Much like Ukraine, Belarus has found itself at the heart of the broader standoff between Russia and the West. Both have competed for influence in Belarus, an important buffer state between the two located just north of Ukraine on the North European Plain. Their rivalry intensified in 2009, when the European Union launched the Eastern Partnership program in an effort to deepen its political and economic ties with former Soviet states on its eastern periphery. A year later, Russia established its own competing bloc: the Customs Union.
Belarus chose the latter, joining Russia and Kazakhstan as the Custom Union's founding members. Since then, economic integration between Minsk and Moscow has intensified as the bloc has evolved into the Eurasian Economic Union. At the same time, Belarus has deepened its security and military ties with Russia, both bilaterally and within the larger Russia-led Collective Security Treaty Organization.
Meanwhile, relations between Belarus and the West became strained when long-serving Belarusian President Aleksandr Lukashenko cracked down on protests after his controversial win in the country's 2010 election. The European Union and the United States passed sanctions against Belarus, including travel bans and asset freezes of key Belarusian politicians such as Lukashenko. In doing so, they pushed Belarus even closer to Russia and further from the West.
But in 2014, Ukraine's Euromaidan uprising forced Lukashenko to re-evaluate his stance toward Russia and the West. He became increasingly concerned that he might suffer the fate of former Ukrainian President Viktor Yanukovich, who also used his security forces to crack down on protesters but was subsequently ousted from power by opposition groups that had the political support of the West. And so, Lukashenko moved to position Belarus as a mediator of talks between Russia, Ukraine and the West to resolve the Ukrainian conflict. His efforts proved successful, and Belarus was able to participate in the establishment of the Minsk protocols while its capital served as the site of ongoing negotiations.
Minsk's Western Ties Can Only Stretch So Far
Belarus' role as a mediator has enabled it to improve its ties with the West over the past year. Initially, this consisted of expanding Belarus' low-level economic ties with certain EU countries, such as Poland and the Baltic states. However, it gradually evolved into more significant, more frequent diplomatic contacts between Belarus and the West, including visits by Belarusian Foreign Minister Vladimir Makei to Brussels and Washington. When Belarus held its presidential election in October 2015, yielding another victory for Lukashenko, Minsk did not crack down on opposition protests. The European Union lauded the show of restraint, which, combined with the release of several political prisoners, eventually led to the temporary suspension of the sanctions in place against the Belarusian government. It was this suspension that the European Union made permanent on Feb. 15, though some restrictions will remain in place, including an arms embargo on the country.

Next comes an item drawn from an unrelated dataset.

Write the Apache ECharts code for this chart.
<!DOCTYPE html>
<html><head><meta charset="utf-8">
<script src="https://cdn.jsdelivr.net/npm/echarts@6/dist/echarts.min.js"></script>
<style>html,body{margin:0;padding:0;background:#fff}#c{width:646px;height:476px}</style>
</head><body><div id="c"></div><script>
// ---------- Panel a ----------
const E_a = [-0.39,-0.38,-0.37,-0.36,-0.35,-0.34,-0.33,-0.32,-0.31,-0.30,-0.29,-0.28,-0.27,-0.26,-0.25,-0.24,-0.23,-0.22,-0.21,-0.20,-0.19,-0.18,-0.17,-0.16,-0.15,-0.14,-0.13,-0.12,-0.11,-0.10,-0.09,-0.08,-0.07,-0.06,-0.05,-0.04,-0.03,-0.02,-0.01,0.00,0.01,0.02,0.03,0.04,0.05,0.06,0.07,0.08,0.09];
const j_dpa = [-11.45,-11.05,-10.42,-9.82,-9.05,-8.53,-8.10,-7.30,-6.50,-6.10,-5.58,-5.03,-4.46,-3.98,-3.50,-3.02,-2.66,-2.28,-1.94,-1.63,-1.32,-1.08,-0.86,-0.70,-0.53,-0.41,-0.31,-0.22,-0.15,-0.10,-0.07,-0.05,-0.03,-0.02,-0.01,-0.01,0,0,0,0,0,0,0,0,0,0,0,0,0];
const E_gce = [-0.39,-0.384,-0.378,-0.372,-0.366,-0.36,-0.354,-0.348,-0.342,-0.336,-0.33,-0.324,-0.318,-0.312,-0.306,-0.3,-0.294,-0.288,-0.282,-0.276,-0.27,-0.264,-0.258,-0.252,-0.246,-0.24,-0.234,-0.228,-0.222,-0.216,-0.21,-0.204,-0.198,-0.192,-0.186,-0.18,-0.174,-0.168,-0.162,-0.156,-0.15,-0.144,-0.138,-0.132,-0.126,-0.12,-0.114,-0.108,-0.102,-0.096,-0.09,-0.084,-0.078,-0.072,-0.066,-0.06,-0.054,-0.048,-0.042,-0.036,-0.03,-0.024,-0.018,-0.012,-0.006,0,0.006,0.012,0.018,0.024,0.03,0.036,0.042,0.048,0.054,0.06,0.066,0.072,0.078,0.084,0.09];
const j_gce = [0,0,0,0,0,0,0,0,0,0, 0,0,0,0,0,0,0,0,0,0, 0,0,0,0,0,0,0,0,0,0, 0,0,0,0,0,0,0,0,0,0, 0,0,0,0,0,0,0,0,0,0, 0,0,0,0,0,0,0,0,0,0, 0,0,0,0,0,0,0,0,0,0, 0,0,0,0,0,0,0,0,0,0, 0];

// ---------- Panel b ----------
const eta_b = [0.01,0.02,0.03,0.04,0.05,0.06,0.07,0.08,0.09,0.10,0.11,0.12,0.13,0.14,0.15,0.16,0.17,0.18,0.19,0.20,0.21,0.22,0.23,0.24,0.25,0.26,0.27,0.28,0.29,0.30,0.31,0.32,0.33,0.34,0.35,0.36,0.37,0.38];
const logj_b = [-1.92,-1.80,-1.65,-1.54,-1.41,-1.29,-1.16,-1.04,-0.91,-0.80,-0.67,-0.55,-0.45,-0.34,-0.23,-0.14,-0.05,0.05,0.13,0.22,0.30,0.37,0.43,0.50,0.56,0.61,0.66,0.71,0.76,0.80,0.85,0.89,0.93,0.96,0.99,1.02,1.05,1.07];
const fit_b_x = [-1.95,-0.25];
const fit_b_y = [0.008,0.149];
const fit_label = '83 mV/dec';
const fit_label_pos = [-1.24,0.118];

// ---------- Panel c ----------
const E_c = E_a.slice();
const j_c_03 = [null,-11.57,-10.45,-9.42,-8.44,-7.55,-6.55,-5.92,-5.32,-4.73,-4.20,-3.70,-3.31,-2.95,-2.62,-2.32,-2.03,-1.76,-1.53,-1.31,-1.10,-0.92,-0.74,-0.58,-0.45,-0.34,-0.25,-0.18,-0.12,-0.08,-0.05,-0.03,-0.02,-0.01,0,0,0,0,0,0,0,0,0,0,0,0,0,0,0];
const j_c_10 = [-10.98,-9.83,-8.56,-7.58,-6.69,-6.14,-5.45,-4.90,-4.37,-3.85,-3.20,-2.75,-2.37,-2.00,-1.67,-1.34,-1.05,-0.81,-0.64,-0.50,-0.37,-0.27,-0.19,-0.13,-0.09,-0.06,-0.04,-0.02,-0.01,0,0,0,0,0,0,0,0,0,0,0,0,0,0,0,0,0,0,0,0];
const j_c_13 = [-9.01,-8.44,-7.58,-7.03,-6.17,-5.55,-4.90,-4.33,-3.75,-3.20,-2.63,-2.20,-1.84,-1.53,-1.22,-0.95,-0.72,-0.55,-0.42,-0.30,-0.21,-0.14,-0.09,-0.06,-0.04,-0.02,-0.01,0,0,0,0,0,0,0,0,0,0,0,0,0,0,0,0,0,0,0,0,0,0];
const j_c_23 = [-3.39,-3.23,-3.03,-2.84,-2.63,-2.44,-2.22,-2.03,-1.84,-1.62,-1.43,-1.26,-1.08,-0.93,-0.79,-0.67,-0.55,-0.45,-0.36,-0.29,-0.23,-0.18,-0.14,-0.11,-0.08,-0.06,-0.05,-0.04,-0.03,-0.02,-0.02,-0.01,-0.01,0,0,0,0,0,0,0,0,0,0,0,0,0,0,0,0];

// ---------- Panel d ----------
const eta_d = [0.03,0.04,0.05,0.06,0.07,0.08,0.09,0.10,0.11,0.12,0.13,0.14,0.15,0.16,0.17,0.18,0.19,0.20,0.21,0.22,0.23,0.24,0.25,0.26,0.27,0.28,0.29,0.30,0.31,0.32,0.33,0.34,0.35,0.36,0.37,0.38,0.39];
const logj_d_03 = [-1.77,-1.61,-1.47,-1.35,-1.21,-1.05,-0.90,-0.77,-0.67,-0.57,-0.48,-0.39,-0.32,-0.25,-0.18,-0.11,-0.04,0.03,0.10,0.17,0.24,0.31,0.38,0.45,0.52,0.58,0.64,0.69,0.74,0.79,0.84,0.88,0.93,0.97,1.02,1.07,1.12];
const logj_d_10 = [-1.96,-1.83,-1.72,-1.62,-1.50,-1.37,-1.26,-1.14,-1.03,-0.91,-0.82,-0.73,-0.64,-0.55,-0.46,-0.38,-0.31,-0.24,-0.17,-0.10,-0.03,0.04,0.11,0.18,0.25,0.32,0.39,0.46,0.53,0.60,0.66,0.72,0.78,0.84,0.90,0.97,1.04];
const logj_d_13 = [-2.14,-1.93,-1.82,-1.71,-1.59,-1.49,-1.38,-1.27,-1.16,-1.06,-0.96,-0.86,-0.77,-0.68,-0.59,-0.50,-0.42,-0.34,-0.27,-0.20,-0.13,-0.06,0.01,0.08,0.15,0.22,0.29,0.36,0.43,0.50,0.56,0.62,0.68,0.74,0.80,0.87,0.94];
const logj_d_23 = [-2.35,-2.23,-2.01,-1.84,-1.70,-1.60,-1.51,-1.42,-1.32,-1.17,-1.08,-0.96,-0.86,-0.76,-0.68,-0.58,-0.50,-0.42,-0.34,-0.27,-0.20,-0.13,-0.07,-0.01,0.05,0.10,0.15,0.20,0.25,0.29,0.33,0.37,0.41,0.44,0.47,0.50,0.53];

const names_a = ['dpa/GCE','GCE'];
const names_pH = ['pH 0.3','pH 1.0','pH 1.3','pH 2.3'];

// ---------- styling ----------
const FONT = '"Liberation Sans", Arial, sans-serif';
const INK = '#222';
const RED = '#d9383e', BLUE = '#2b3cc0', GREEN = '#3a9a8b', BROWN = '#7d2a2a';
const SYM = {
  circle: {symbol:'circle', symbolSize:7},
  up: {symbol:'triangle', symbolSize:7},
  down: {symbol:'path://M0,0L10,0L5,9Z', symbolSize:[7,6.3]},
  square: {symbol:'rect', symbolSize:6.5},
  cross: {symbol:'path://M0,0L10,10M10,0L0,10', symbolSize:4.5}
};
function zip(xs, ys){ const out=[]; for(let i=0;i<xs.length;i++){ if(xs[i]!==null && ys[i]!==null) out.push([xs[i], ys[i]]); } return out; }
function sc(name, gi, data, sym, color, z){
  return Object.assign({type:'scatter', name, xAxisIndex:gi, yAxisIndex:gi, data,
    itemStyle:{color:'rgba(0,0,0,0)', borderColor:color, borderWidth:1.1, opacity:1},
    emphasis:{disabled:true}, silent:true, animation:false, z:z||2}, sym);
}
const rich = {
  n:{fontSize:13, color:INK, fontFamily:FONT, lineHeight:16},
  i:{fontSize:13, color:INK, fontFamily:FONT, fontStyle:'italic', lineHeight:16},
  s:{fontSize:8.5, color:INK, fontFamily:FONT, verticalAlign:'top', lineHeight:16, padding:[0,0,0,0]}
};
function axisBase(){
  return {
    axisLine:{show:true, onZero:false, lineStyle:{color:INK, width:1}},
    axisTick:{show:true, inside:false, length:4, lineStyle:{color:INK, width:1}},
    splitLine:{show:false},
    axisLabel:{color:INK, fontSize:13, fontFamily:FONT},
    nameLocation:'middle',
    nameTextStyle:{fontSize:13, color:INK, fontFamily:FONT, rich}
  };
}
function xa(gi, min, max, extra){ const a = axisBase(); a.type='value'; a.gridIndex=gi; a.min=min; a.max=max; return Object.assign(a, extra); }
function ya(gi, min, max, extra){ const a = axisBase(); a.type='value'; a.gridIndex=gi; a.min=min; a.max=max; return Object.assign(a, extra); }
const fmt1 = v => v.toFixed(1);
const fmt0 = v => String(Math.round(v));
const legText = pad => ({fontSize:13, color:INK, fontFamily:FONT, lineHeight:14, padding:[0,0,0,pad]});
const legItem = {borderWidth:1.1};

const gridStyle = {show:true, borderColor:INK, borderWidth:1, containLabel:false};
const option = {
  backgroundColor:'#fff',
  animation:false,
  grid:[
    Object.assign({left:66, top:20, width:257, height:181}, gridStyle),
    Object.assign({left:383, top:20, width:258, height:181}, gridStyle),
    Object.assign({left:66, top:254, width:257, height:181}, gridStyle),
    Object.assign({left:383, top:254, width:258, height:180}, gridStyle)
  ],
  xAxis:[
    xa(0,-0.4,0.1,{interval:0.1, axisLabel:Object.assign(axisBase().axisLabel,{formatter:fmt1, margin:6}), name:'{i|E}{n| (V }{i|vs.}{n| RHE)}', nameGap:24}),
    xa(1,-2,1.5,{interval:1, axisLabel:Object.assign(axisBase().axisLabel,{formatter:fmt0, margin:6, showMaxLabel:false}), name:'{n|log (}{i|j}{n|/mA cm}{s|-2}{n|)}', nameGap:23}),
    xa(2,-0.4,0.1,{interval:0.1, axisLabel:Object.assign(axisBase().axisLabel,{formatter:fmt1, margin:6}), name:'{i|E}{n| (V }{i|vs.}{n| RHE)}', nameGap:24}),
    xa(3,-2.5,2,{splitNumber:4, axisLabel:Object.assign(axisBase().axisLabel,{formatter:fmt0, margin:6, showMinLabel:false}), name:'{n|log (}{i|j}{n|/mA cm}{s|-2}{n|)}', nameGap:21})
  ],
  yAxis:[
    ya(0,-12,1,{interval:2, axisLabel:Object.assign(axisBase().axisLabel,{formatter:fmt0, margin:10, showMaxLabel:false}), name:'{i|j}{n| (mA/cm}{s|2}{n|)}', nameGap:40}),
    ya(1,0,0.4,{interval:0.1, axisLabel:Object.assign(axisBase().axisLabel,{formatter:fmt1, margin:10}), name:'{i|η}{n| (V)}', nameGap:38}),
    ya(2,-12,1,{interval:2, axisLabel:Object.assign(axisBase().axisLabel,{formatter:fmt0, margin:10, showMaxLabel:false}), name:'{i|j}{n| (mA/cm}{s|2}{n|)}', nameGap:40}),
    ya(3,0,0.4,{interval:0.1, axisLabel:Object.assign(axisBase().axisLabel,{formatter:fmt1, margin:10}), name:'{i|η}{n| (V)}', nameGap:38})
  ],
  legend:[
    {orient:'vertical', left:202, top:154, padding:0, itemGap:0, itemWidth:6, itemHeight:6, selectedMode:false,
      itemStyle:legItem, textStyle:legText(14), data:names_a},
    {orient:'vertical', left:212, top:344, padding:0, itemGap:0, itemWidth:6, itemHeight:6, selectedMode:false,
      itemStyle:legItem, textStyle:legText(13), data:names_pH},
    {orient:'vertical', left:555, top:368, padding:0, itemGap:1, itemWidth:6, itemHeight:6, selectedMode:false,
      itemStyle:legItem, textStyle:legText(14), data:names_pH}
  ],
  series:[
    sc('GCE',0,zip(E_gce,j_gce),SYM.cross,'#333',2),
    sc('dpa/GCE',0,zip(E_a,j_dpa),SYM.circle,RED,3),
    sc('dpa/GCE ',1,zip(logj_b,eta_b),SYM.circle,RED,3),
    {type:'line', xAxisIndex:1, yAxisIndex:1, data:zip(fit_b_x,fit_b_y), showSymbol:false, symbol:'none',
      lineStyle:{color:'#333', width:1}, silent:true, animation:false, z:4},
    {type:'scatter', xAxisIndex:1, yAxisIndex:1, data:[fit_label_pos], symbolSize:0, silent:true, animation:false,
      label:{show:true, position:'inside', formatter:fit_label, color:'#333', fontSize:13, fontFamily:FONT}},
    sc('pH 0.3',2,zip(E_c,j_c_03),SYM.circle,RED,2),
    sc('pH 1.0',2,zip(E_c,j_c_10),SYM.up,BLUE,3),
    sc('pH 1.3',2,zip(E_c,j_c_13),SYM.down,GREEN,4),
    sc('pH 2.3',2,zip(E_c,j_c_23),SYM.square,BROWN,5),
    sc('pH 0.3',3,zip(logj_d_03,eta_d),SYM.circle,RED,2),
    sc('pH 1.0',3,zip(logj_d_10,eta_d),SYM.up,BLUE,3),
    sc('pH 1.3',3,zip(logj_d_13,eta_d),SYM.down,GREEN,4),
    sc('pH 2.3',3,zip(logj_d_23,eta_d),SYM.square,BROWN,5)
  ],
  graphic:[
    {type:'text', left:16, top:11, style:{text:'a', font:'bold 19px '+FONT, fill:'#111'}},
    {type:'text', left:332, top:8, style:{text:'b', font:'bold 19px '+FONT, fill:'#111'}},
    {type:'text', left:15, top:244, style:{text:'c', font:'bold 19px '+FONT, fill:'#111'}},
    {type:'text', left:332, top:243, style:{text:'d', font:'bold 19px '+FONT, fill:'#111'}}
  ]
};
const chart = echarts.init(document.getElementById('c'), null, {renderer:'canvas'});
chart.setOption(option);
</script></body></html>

Belarus' relationship with the West could develop even further in 2016. During the EU summit to lift sanctions against Belarus, the bloc passed resolutions to open negotiations with Minsk on visa facilitation and increases in trade. Belarus, motivated by the weakening of the Russian economy to seek other sources of financial assistance, has also begun provisional talks with the International Monetary Fund. Additionally, political directors from the foreign ministries of the Visegrad Four (Poland, the Czech Republic, Slovakia and Hungary) visited Belarus on Feb. 9, setting the stage for greater cooperation between Minsk and the European Union on economic affairs and the Ukrainian conflict.
There are limits to how close Belarus can become with the West.
Still, there are limits to how close Belarus can become with the West. Russia is Belarus' biggest economic partner, providing both financial assistance and key goods such as oil and natural gas at discounted prices. Furthermore, Lukashenko's authoritarian rule will continue to be a major impediment to Belarus' wider political normalization with Europe and the United States, since the West's support for the country's opposition groups and its criticism of Minsk's human rights abuses will continue to foster mistrust on the part of the Belarusian government.
At the same time, Belarus' military and security ties with Russia have only grown in recent years, and Minsk has shown no intention of expanding its cooperation with the West in the same realm. In fact, Belarus has voiced concerns over NATO's plans to increase its deployments in Poland and the Baltic states, and Minsk is currently in talks with Moscow to open a Russian air base within its borders. Though Belarus has so far opted to buy Russian fighter jets instead of opening this air base, Minsk has hinted that a larger buildup of NATO troops and assets near its territory could cause it to reconsider the issue. Belarus therefore is willing to limit Russia's presence in the country, but it is also willing to use that stance to constrain NATO's presence in the region. This careful maneuvering will make Belarus a critical actor to Russia and Europe, giving it room to keep extracting concessions from both sides.